**Collected data:**

::::

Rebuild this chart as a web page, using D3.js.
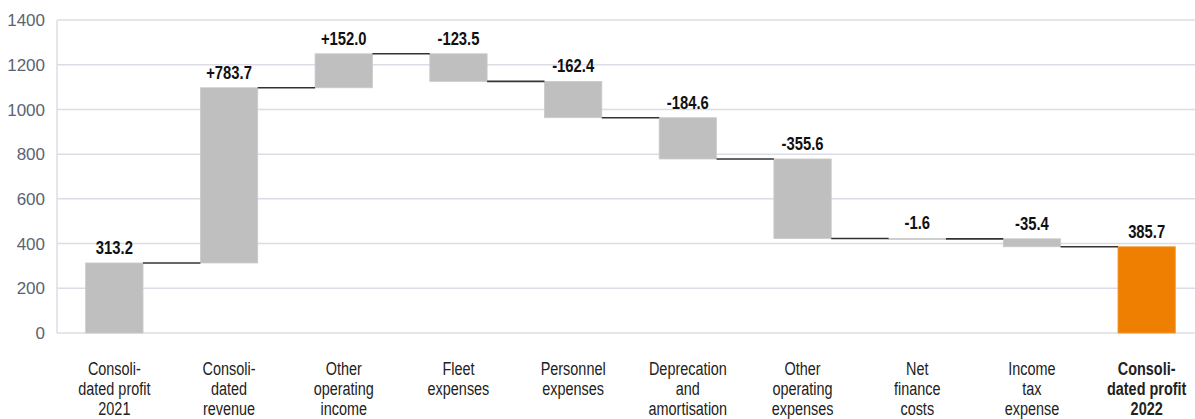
<!DOCTYPE html>
<html>
<head>
<meta charset="utf-8">
<script src="https://cdn.jsdelivr.net/npm/d3@7"></script>
<style>
  html, body { margin: 0; padding: 0; background: #ffffff; }
  svg { display: block; }
  text { font-family: "Liberation Sans", Arial, Helvetica, sans-serif; }
</style>
</head>
<body>
<svg id="chart" width="1195" height="419"></svg>
<script>
// Bridge from consolidated profit 2021 to consolidated profit 2022 (EUR m)
const categories = [
  "Consolidated profit 2021", "Consolidated revenue", "Other operating income",
  "Fleet expenses", "Personnel expenses", "Deprecation and amortisation",
  "Other operating expenses", "Net finance costs", "Income tax expense",
  "Consolidated profit 2022"
];
const categoryLines = [
  ["Consoli-", "dated profit", "2021"],
  ["Consoli-", "dated", "revenue"],
  ["Other", "operating", "income"],
  ["Fleet", "expenses"],
  ["Personnel", "expenses"],
  ["Deprecation", "and", "amortisation"],
  ["Other", "operating", "expenses"],
  ["Net", "finance", "costs"],
  ["Income", "tax", "expense"],
  ["Consoli-", "dated profit", "2022"]
];
// "total" bars start at zero, "delta" bars float on the running total
const kinds = ["total", "delta", "delta", "delta", "delta", "delta", "delta", "delta", "delta", "total"];
const values = [313.2, 783.7, 152.0, -123.5, -162.4, -184.6, -355.6, -1.6, -35.4, 385.7];
const valueLabels = ["313.2", "+783.7", "+152.0", "-123.5", "-162.4", "-184.6", "-355.6", "-1.6", "-35.4", "385.7"];
const yTicks = [0, 200, 400, 600, 800, 1000, 1200, 1400];

const svg = d3.select("#chart");
const W = 1195;

const x = d3.scaleBand()
  .domain(categories)
  .range([57, 1204])
  .paddingInner(0.5)
  .paddingOuter(0.25);

const y = d3.scaleLinear()
  .domain([0, 1400])
  .range([333, 20]);

// Running totals: each bar spans [start, end]
let running = 0;
const bars = categories.map((c, i) => {
  let start, end;
  if (kinds[i] === "total") {
    start = 0; end = values[i];
  } else {
    start = running; end = running + values[i];
  }
  running = end;
  return { c, i, start, end, top: Math.max(start, end), bottom: Math.min(start, end) };
});

// Gridlines
svg.append("g")
  .selectAll("line")
  .data(yTicks)
  .join("line")
  .attr("x1", 57).attr("x2", W)
  .attr("y1", d => y(d)).attr("y2", d => y(d))
  .attr("stroke", "#dcdce6")
  .attr("stroke-width", 1.5);

// Left axis line
svg.append("line")
  .attr("x1", 57).attr("x2", 57)
  .attr("y1", y(1400)).attr("y2", y(0))
  .attr("stroke", "#dcdce6")
  .attr("stroke-width", 1.5);

// Y tick labels
svg.append("g")
  .selectAll("text")
  .data(yTicks)
  .join("text")
  .attr("x", 45)
  .attr("y", d => y(d))
  .attr("dy", "0.36em")
  .attr("text-anchor", "end")
  .attr("font-size", 17)
  .attr("fill", "#5a6372")
  .text(d => d);

// Bars
svg.append("g")
  .selectAll("rect")
  .data(bars)
  .join("rect")
  .attr("x", d => x(d.c))
  .attr("width", x.bandwidth())
  .attr("y", d => y(d.top))
  .attr("height", d => Math.max(1, y(d.bottom) - y(d.top)))
  .attr("fill", d => d.i === bars.length - 1 ? "#ef7f00" : "#bfbfbf")
  .attr("stroke", d => d.i === bars.length - 1 ? "#f39a3a" : "#cacaca")
  .attr("stroke-width", 0.8);

// Connectors between consecutive bars at the running total
svg.append("g")
  .selectAll("line")
  .data(bars.slice(0, -1))
  .join("line")
  .attr("x1", d => x(d.c) + x.bandwidth())
  .attr("x2", d => x(categories[d.i + 1]))
  .attr("y1", d => y(d.end))
  .attr("y2", d => y(d.end))
  .attr("stroke", "#333333")
  .attr("stroke-width", 1.6);

// Value labels above each bar
svg.append("g")
  .selectAll("text")
  .data(bars)
  .join("text")
  .attr("transform", d => `translate(${x(d.c) + x.bandwidth() / 2},${y(d.top) - 9}) scale(0.8,1)`)
  .attr("text-anchor", "middle")
  .attr("font-size", 18.5)
  .attr("font-weight", "bold")
  .attr("fill", "#111111")
  .text(d => valueLabels[d.i]);

// Category labels
const catG = svg.append("g")
  .selectAll("g")
  .data(bars)
  .join("g")
  .attr("transform", d => `translate(${x(d.c) + x.bandwidth() / 2},0)`);

catG.each(function(d) {
  const g = d3.select(this);
  categoryLines[d.i].forEach((line, k) => {
    g.append("text")
      .attr("transform", `translate(0,${374.5 + k * 20.3}) scale(0.76,1)`)
      .attr("text-anchor", "middle")
      .attr("font-size", 19)
      .attr("font-weight", d.i === bars.length - 1 ? "bold" : "normal")
      .attr("fill", "#222222")
      .text(line);
  });
});
</script>
</body>
</html>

::::

**Goal:** Extract the full listing above verbatim; pictures are to be left out of the copy.

**Output:**
Rebuild this chart as a web page, using D3.js.
<!DOCTYPE html>
<html>
<head>
<meta charset="utf-8">
<script src="https://cdn.jsdelivr.net/npm/d3@7"></script>
<style>
  html, body { margin: 0; padding: 0; background: #ffffff; }
  svg { display: block; }
  text { font-family: "Liberation Sans", Arial, Helvetica, sans-serif; }
</style>
</head>
<body>
<svg id="chart" width="1195" height="419"></svg>
<script>
// Bridge from consolidated profit 2021 to consolidated profit 2022 (EUR m)
const categories = [
  "Consolidated profit 2021", "Consolidated revenue", "Other operating income",
  "Fleet expenses", "Personnel expenses", "Deprecation and amortisation",
  "Other operating expenses", "Net finance costs", "Income tax expense",
  "Consolidated profit 2022"
];
const categoryLines = [
  ["Consoli-", "dated profit", "2021"],
  ["Consoli-", "dated", "revenue"],
  ["Other", "operating", "income"],
  ["Fleet", "expenses"],
  ["Personnel", "expenses"],
  ["Deprecation", "and", "amortisation"],
  ["Other", "operating", "expenses"],
  ["Net", "finance", "costs"],
  ["Income", "tax", "expense"],
  ["Consoli-", "dated profit", "2022"]
];
// "total" bars start at zero, "delta" bars float on the running total
const kinds = ["total", "delta", "delta", "delta", "delta", "delta", "delta", "delta", "delta", "total"];
const values = [313.2, 783.7, 152.0, -123.5, -162.4, -184.6, -355.6, -1.6, -35.4, 385.7];
const valueLabels = ["313.2", "+783.7", "+152.0", "-123.5", "-162.4", "-184.6", "-355.6", "-1.6", "-35.4", "385.7"];
const yTicks = [0, 200, 400, 600, 800, 1000, 1200, 1400];

const svg = d3.select("#chart");
const W = 1195;

const x = d3.scaleBand()
  .domain(categories)
  .range([57, 1204])
  .paddingInner(0.5)
  .paddingOuter(0.25);

const y = d3.scaleLinear()
  .domain([0, 1400])
  .range([333, 20]);

// Running totals: each bar spans [start, end]
let running = 0;
const bars = categories.map((c, i) => {
  let start, end;
  if (kinds[i] === "total") {
    start = 0; end = values[i];
  } else {
    start = running; end = running + values[i];
  }
  running = end;
  return { c, i, start, end, top: Math.max(start, end), bottom: Math.min(start, end) };
});

// Gridlines
svg.append("g")
  .selectAll("line")
  .data(yTicks)
  .join("line")
  .attr("x1", 57).attr("x2", W)
  .attr("y1", d => y(d)).attr("y2", d => y(d))
  .attr("stroke", "#dcdce6")
  .attr("stroke-width", 1.5);

// Left axis line
svg.append("line")
  .attr("x1", 57).attr("x2", 57)
  .attr("y1", y(1400)).attr("y2", y(0))
  .attr("stroke", "#dcdce6")
  .attr("stroke-width", 1.5);

// Y tick labels
svg.append("g")
  .selectAll("text")
  .data(yTicks)
  .join("text")
  .attr("x", 45)
  .attr("y", d => y(d))
  .attr("dy", "0.36em")
  .attr("text-anchor", "end")
  .attr("font-size", 17)
  .attr("fill", "#5a6372")
  .text(d => d);

// Bars
svg.append("g")
  .selectAll("rect")
  .data(bars)
  .join("rect")
  .attr("x", d => x(d.c))
  .attr("width", x.bandwidth())
  .attr("y", d => y(d.top))
  .attr("height", d => Math.max(1, y(d.bottom) - y(d.top)))
  .attr("fill", d => d.i === bars.length - 1 ? "#ef7f00" : "#bfbfbf")
  .attr("stroke", d => d.i === bars.length - 1 ? "#f39a3a" : "#cacaca")
  .attr("stroke-width", 0.8);

// Connectors between consecutive bars at the running total
svg.append("g")
  .selectAll("line")
  .data(bars.slice(0, -1))
  .join("line")
  .attr("x1", d => x(d.c) + x.bandwidth())
  .attr("x2", d => x(categories[d.i + 1]))
  .attr("y1", d => y(d.end))
  .attr("y2", d => y(d.end))
  .attr("stroke", "#333333")
  .attr("stroke-width", 1.6);

// Value labels above each bar
svg.append("g")
  .selectAll("text")
  .data(bars)
  .join("text")
  .attr("transform", d => `translate(${x(d.c) + x.bandwidth() / 2},${y(d.top) - 9}) scale(0.8,1)`)
  .attr("text-anchor", "middle")
  .attr("font-size", 18.5)
  .attr("font-weight", "bold")
  .attr("fill", "#111111")
  .text(d => valueLabels[d.i]);

// Category labels
const catG = svg.append("g")
  .selectAll("g")
  .data(bars)
  .join("g")
  .attr("transform", d => `translate(${x(d.c) + x.bandwidth() / 2},0)`);

catG.each(function(d) {
  const g = d3.select(this);
  categoryLines[d.i].forEach((line, k) => {
    g.append("text")
      .attr("transform", `translate(0,${374.5 + k * 20.3}) scale(0.76,1)`)
      .attr("text-anchor", "middle")
      .attr("font-size", 19)
      .attr("font-weight", d.i === bars.length - 1 ? "bold" : "normal")
      .attr("fill", "#222222")
      .text(line);
  });
});
</script>
</body>
</html>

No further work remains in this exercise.